- Born: September 17, 1925 Washington Heights, New York, U.S.
- Died: September 17, 2006 (aged 81) Los Angeles, California, U.S.
- Education: New York University
- Occupations: Producer, screenwriter

= Art Baer =

American producer and screenwriter

Art Baer (September 17, 1925 – September 17, 2006) was an American producer and screenwriter. He is known for producing and writing for the American romantic comedy drama The Love Boat, with his partner, Ben Joelson.

==Life and career==
Baer was born in the Washington Heights neighborhood of Manhattan, New York City. He attended New York University.

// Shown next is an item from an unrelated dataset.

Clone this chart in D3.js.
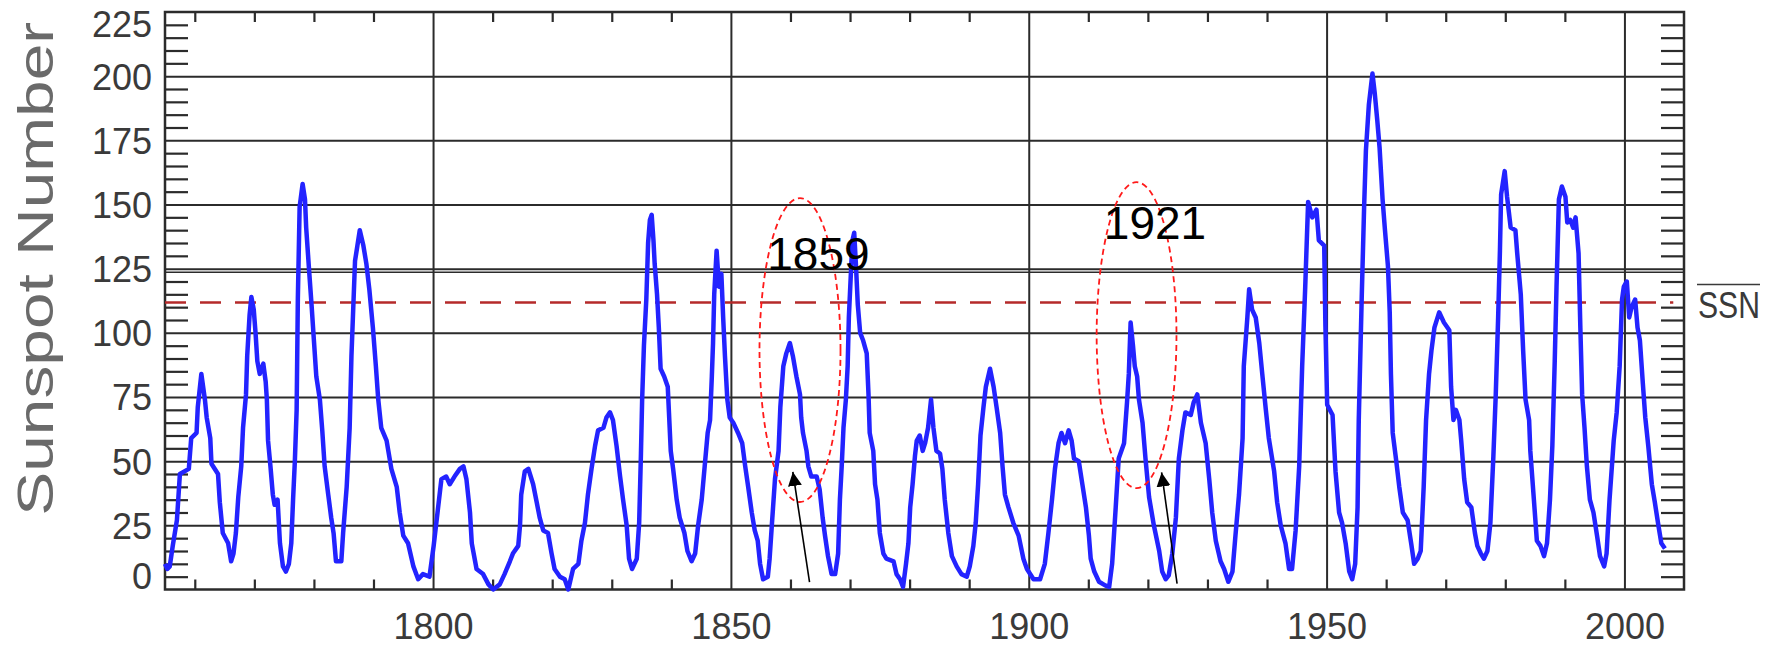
<!DOCTYPE html>
<html>
<head>
<meta charset="utf-8">
<script src="https://cdn.jsdelivr.net/npm/d3@7"></script>
<style>
  html, body { margin: 0; padding: 0; background: #fff; }
  svg { display: block; }
  text { font-family: "Liberation Sans", Arial, sans-serif; }
</style>
</head>
<body>
<svg id="chart" width="1773" height="647"></svg>
<script>
// ---- data ----
const years = [
  1755.0,1755.4,1755.8,1756.3,1757.0,1757.5,1759.0,1759.4,1760.3,1760.5,1761.1,1761.7,1762.0,1762.6,1762.8,1763.9,1764.2,1764.7,1765.6,1766.1,
  1766.5,1766.9,1767.3,1767.8,1768.1,1768.6,1768.8,1769.2,1769.5,1769.9,1770.2,1770.5,1770.9,1771.5,1771.9,1772.1,1772.3,1772.7,1773.1,1773.4,
  1773.9,1774.3,1774.8,1775.3,1775.8,1776.2,1776.5,1776.8,1777.1,1777.3,1777.6,1778.1,1778.5,1778.7,1779.2,1779.6,1780.0,1780.4,1781.0,1781.4,
  1781.8,1782.4,1782.9,1783.3,1783.7,1784.6,1784.9,1785.5,1786.0,1786.3,1786.9,1787.3,1787.7,1788.3,1788.8,1789.3,1789.9,1790.4,1790.8,1791.3,
  1792.2,1793.0,1793.9,1794.4,1795.0,1795.8,1796.7,1797.5,1798.3,1799.4,1800.1,1800.8,1801.4,1802.2,1802.8,1803.6,1804.5,1805.1,1805.6,1806.2,
  1806.5,1807.3,1808.4,1809.3,1810.1,1811.2,1812.0,1812.9,1813.4,1814.3,1814.6,1814.8,1815.4,1816.0,1816.8,1817.4,1817.9,1818.5,1819.3,1819.9,
  1820.4,1821.3,1822.1,1822.7,1823.5,1824.4,1824.9,1825.5,1826.0,1826.6,1827.2,1827.7,1828.6,1829.1,1829.7,1830.2,1830.8,1831.4,1831.9,1832.5,
  1832.9,1833.4,1834.2,1834.6,1834.9,1835.1,1835.4,1835.8,1836.1,1836.4,1836.7,1837.0,1837.2,1837.6,1837.9,1838.2,1838.8,1839.4,1839.6,1839.9,
  1840.3,1840.9,1841.4,1842.2,1842.7,1843.4,1844.0,1844.5,1845.1,1845.6,1846.1,1846.5,1846.8,1847.0,1847.2,1847.6,1848.0,1848.4,1848.7,1849.0,
  1849.4,1849.8,1850.4,1851.2,1851.9,1852.4,1852.9,1853.5,1854.0,1854.5,1854.9,1855.4,1856.2,1856.5,1856.9,1857.4,1858.0,1858.3,1858.8,1859.3,
  1859.9,1860.4,1861.0,1861.6,1861.8,1862.1,1862.7,1863.0,1863.5,1864.4,1864.9,1865.4,1865.8,1866.3,1866.9,1867.5,1868.0,1868.3,1868.6,1868.9,
  1869.3,1869.6,1869.8,1870.1,1870.4,1870.7,1871.0,1871.3,1871.7,1872.2,1872.8,1873.1,1873.3,1873.9,1874.2,1874.6,1875.0,1875.6,1876.1,1877.3,
  1877.8,1878.4,1878.9,1879.4,1879.8,1880.1,1880.5,1880.9,1881.2,1881.7,1882.2,1882.6,1883.1,1883.6,1884.0,1884.5,1885.1,1885.5,1885.9,1886.5,
  1887.1,1887.9,1888.7,1889.6,1890.1,1890.7,1891.1,1891.5,1891.9,1892.4,1892.8,1893.5,1894.1,1894.6,1895.2,1895.6,1896.0,1896.6,1897.4,1898.3,
  1899.1,1899.7,1900.8,1901.9,1902.7,1903.3,1903.9,1904.4,1905.0,1905.5,1906.1,1906.7,1907.2,1907.6,1908.4,1909.0,1909.6,1910.1,1910.4,1911.0,
  1911.8,1912.9,1913.5,1914.0,1914.6,1915.1,1916.0,1916.5,1916.8,1917.1,1917.5,1917.8,1918.2,1918.5,1919.1,1919.6,1920.2,1921.0,1921.9,1922.4,
  1923.0,1923.5,1924.1,1924.7,1925.2,1925.8,1926.3,1927.2,1927.7,1928.3,1928.9,1929.7,1930.3,1930.8,1931.4,1932.2,1932.8,1933.5,1934.2,1934.7,
  1935.3,1935.9,1936.1,1936.7,1937.0,1937.5,1938.1,1938.7,1939.2,1939.8,1940.3,1941.2,1941.7,1942.3,1943.1,1943.7,1944.2,1944.8,1945.4,1945.9,
  1946.4,1946.9,1947.6,1948.3,1948.7,1949.6,1949.8,1950.1,1951.0,1951.5,1952.1,1952.6,1953.2,1953.8,1954.3,1954.8,1955.2,1955.4,1955.9,1956.3,
  1956.6,1957.1,1957.7,1958.1,1958.5,1958.9,1959.4,1959.8,1960.3,1960.6,1960.8,1961.1,1961.7,1962.2,1962.8,1963.6,1964.2,1964.7,1965.3,1965.8,
  1966.3,1966.7,1967.2,1967.6,1968.1,1968.9,1969.7,1970.6,1970.9,1971.3,1971.7,1972.3,1972.6,1973.1,1973.6,1974.3,1974.9,1975.3,1975.9,1976.4,
  1977.0,1977.5,1978.0,1978.4,1978.8,1979.1,1979.3,1979.9,1980.3,1980.9,1981.7,1982.0,1982.6,1983.0,1983.4,1984.0,1984.2,1984.8,1985.3,1985.9,
  1986.5,1987.0,1987.5,1987.9,1988.3,1988.6,1989.0,1989.5,1990.1,1990.4,1990.9,1991.4,1991.8,1992.3,1992.6,1992.9,1993.3,1993.7,1994.2,1994.8,
  1995.4,1995.9,1996.6,1997.0,1997.5,1998.2,1998.7,1999.2,1999.6,1999.9,2000.4,2000.8,2001.2,2001.8,2002.2,2002.6,2003.1,2003.5,2004.0,2004.6,
  2005.1,2005.7,2006.2,2006.8
];
const sunspots = [
  10,8,9,17,27,45,47,59,61,71,84,74,67,59,49,45,34,22,18,11,
  14,22,36,48,63,76,91,107,114,109,100,89,84,88,81,74,58,48,37,33,
  35,18,9,7,10,18,35,50,70,113,149,158,152,141,124,111,97,83,74,62,
  48,37,28,22,11,11,22,40,63,91,128,134,140,134,127,117,102,87,74,63,
  58,47,40,30,21,18,9,4,6,5,17,31,43,44,41,44,47,48,43,30,
  18,8,6,2,0,2,6,11,14,17,25,37,46,47,41,34,28,23,22,14,
  8,5,4,0,8,10,19,26,37,47,56,62,63,67,69,66,56,44,35,25,
  12,8,12,26,53,74,95,113,135,144,146,136,127,115,102,86,83,79,69,54,
  47,35,28,22,15,11,14,25,35,48,61,66,83,96,115,132,118,123,106,91,
  74,67,65,61,57,48,40,30,23,19,10,4,5,12,26,43,54,71,87,92,
  96,91,83,76,67,61,54,48,44,44,39,28,21,13,6,6,14,35,48,63,
  74,87,106,121,136,139,126,111,100,97,92,76,61,54,41,35,22,14,12,11,
  6,4,1,10,18,32,41,52,58,60,54,57,63,74,63,54,53,47,35,22,
  13,9,6,5,9,17,26,41,60,71,79,86,79,71,61,48,37,32,26,21,
  12,8,4,4,10,22,35,47,57,61,57,62,58,51,50,41,32,21,12,7,
  3,1.5,1,10,32,51,57,73,84,104,95,87,83,74,65,51,36,25,15,7,
  4,5.5,14,28,51,62,69,68,73,76,65,57,43,30,19,11,8,3,7,21,
  37,59,87,106,117,109,106,96,84,70,59,46,34,25,18,8,8,23,48,87,
  117,151,145,148,136,134,103,72,68,46,30,26,18,7,4,10,32,66,114,149,
  171,189,201,193,183,172,152,140,126,108,84,61,50,40,30,27,18,10,12,15,
  40,66,84,93,102,108,104,101,79,66,70,66,58,43,34,32,22,17,14,12,
  15,26,52,76,106,132,154,163,153,141,140,131,115,93,74,66,54,35,19,17,
  13,18,35,56,89,118,152,157,153,143,144,141,145,131,102,76,63,48,35,30,
  21,13,9,14,35,58,69,87,113,118,120,106,110,113,102,97,80,67,56,41,
  34,25,18,16
];
const meanSSN = 111.8;
const yTickLabels = [0, 25, 50, 75, 100, 125, 150, 175, 200, 225];
const yGridValues = [25, 50, 75, 100, 125, 150, 175, 200];
const xTickLabels = [1800, 1850, 1900, 1950, 2000];
const xDomain = [1755, 2010];
const yDomain = [0, 225];
// annotations (in data units)
const ovalCenters = [[1861.6, 93.3], [1918.1, 99.1]];
const ovalRadii = [[6.8, 59.2], [6.7, 59.6]];
const labelTexts = ["1859", "1921"];
const labelAnchors = [[1856.1, 124.4], [1912.6, 136.5]];
const arrowStarts = [[1863.2, 2.9], [1924.9, 2.3]];
const arrowEnds = [[1860.4, 45.8], [1922.3, 45.6]];

// ---- layout ----
const svg = d3.select("#chart");
const L = 165, R = 1684, T = 12, B = 589.5;
const x = d3.scaleLinear().domain(xDomain).range([L, R]);
const y = d3.scaleLinear().domain(yDomain).range([B, T]);
const ink = "#2b2b2b";

// horizontal gridlines
const gy = svg.append("g").attr("transform", `translate(${L},0)`)
  .call(d3.axisLeft(y).tickValues(yGridValues).tickSize(-(R - L)).tickFormat(""));
gy.select(".domain").remove();
gy.selectAll("line").attr("stroke", ink).attr("stroke-width", 2);
// the doubled line seen at 125
svg.append("line").attr("x1", L).attr("x2", R)
  .attr("y1", y(125) + 3.5).attr("y2", y(125) + 3.5)
  .attr("stroke", ink).attr("stroke-width", 1.5);

// vertical gridlines
const gx = svg.append("g").attr("transform", `translate(0,${B})`)
  .call(d3.axisBottom(x).tickValues(xTickLabels).tickSize(-(B - T)).tickFormat(""));
gx.select(".domain").remove();
gx.selectAll("line").attr("stroke", ink).attr("stroke-width", 2);

// minor ticks
const yMinor = d3.range(5, 225, 5).filter(v => v % 25 !== 0);
const xMinor = d3.range(1760, 2010, 10).filter(v => v % 50 !== 0);
function styleMinor(g) { g.select(".domain").remove(); g.selectAll("line").attr("stroke", ink).attr("stroke-width", 2.2); }
svg.append("g").attr("transform", `translate(${L},0)`)
  .call(d3.axisLeft(y).tickValues(yMinor).tickSize(-23).tickFormat("")).call(styleMinor);
svg.append("g").attr("transform", `translate(${R},0)`)
  .call(d3.axisRight(y).tickValues(yMinor).tickSize(-23).tickFormat("")).call(styleMinor);
svg.append("g").attr("transform", `translate(0,${B})`)
  .call(d3.axisBottom(x).tickValues(xMinor).tickSize(-10).tickFormat("")).call(styleMinor);
svg.append("g").attr("transform", `translate(0,${T})`)
  .call(d3.axisTop(x).tickValues(xMinor).tickSize(-10).tickFormat("")).call(styleMinor);

// y tick labels
const yl = svg.append("g").attr("transform", `translate(${L},0)`)
  .call(d3.axisLeft(y).tickValues(yTickLabels).tickSize(0).tickPadding(13));
yl.select(".domain").remove();
yl.selectAll("text").attr("font-size", 36).attr("fill", "#3a3a3a")
  .attr("font-family", "'Liberation Sans', Arial, sans-serif")
  .attr("dy", d => d === 0 ? "-0.02em" : (d === 225 ? "0.68em" : "0.36em"));

// x tick labels
const xl = svg.append("g").attr("transform", `translate(0,${B})`)
  .call(d3.axisBottom(x).tickValues(xTickLabels).tickSize(0).tickPadding(24).tickFormat(d3.format("d")));
xl.select(".domain").remove();
xl.selectAll("text").attr("font-size", 36).attr("fill", "#3a3a3a")
  .attr("font-family", "'Liberation Sans', Arial, sans-serif");

// frame
svg.append("rect").attr("x", L).attr("y", T).attr("width", R - L).attr("height", B - T)
  .attr("fill", "none").attr("stroke", ink).attr("stroke-width", 2.5);

// mean SSN dashed line
svg.append("line").attr("x1", x(xDomain[0])).attr("x2", x(2008.2))
  .attr("y1", y(meanSSN)).attr("y2", y(meanSSN))
  .attr("stroke", "#b52a2a").attr("stroke-width", 2.5).attr("stroke-dasharray", "21,14");

// sunspot curve
const series = years.map((yr, i) => [yr, sunspots[i]]);
svg.append("path").datum(series)
  .attr("fill", "none").attr("stroke", "#2323ff").attr("stroke-width", 4.5)
  .attr("stroke-linejoin", "round")
  .attr("d", d3.line().x(d => x(d[0])).y(d => y(d[1])));

// SSN label with overline
const ssnY = y(meanSSN);
svg.append("text").attr("x", 1698).attr("y", ssnY + 15).text("SSN")
  .attr("font-size", 36).attr("fill", "#3a3a3a")
  .attr("textLength", 62).attr("lengthAdjust", "spacingAndGlyphs");
svg.append("line").attr("x1", 1697).attr("x2", 1760).attr("y1", ssnY - 18).attr("y2", ssnY - 18)
  .attr("stroke", "#3a3a3a").attr("stroke-width", 1.6);

// y axis title
svg.append("text").attr("transform", `translate(53,${(T + B) / 2 - 32}) rotate(-90)`)
  .attr("text-anchor", "middle").text("Sunspot Number")
  .attr("font-size", 50).attr("fill", "#6a6a6a")
  .attr("textLength", 494).attr("lengthAdjust", "spacingAndGlyphs");

// annotations: ovals
svg.selectAll("ellipse.oval").data(ovalCenters).join("ellipse").attr("class", "oval")
  .attr("cx", d => x(d[0])).attr("cy", d => y(d[1]))
  .attr("rx", (d, i) => x(xDomain[0] + ovalRadii[i][0]) - x(xDomain[0]))
  .attr("ry", (d, i) => y(0) - y(ovalRadii[i][1]))
  .attr("fill", "none").attr("stroke", "#ff1a1a").attr("stroke-width", 1.8)
  .attr("stroke-dasharray", "6,4");

// year labels
svg.selectAll("text.yr").data(labelTexts).join("text").attr("class", "yr")
  .attr("x", (d, i) => x(labelAnchors[i][0])).attr("y", (d, i) => y(labelAnchors[i][1]))
  .text(d => d).attr("font-size", 46).attr("fill", "#000");

// arrows
const defs = svg.append("defs");
defs.append("marker").attr("id", "ah").attr("viewBox", "0 0 10 10")
  .attr("refX", 10).attr("refY", 5).attr("markerWidth", 14).attr("markerHeight", 14)
  .attr("markerUnits", "userSpaceOnUse").attr("orient", "auto")
  .append("path").attr("d", "M0,0 L10,5 L0,10 Z").attr("fill", "#000");
svg.selectAll("line.arrow").data(arrowStarts).join("line").attr("class", "arrow")
  .attr("x1", d => x(d[0])).attr("y1", d => y(d[1]))
  .attr("x2", (d, i) => x(arrowEnds[i][0])).attr("y2", (d, i) => y(arrowEnds[i][1]))
  .attr("stroke", "#000").attr("stroke-width", 1.6).attr("marker-end", "url(#ah)");
</script>
</body>
</html>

Baer began his career as a writer for the radio program The Robert Q. Lewis Show during which he met his partner, Ben Joelson.

With Joelson, he produced and wrote for television programs including The Odd Couple, The Andy Griffith Show and its spin-off Gomer Pyle, U.S.M.C., The Jeffersons, Good Times, The Partridge Family, Chico and the Man, Happy Days, The Carol Burnett Show, Get Smart, The Dick Van Dyke Show and Car 54, Where Are You?.

In 1972, Baer won an Primetime Emmy for Outstanding Writing Achievement in Variety or Music. He retired his career, in 1997, last writing for the television series Wings on the episode, titled, "Hosed".

Baer died in September 2006 of cancer, on his 81st birthday in Los Angeles, California.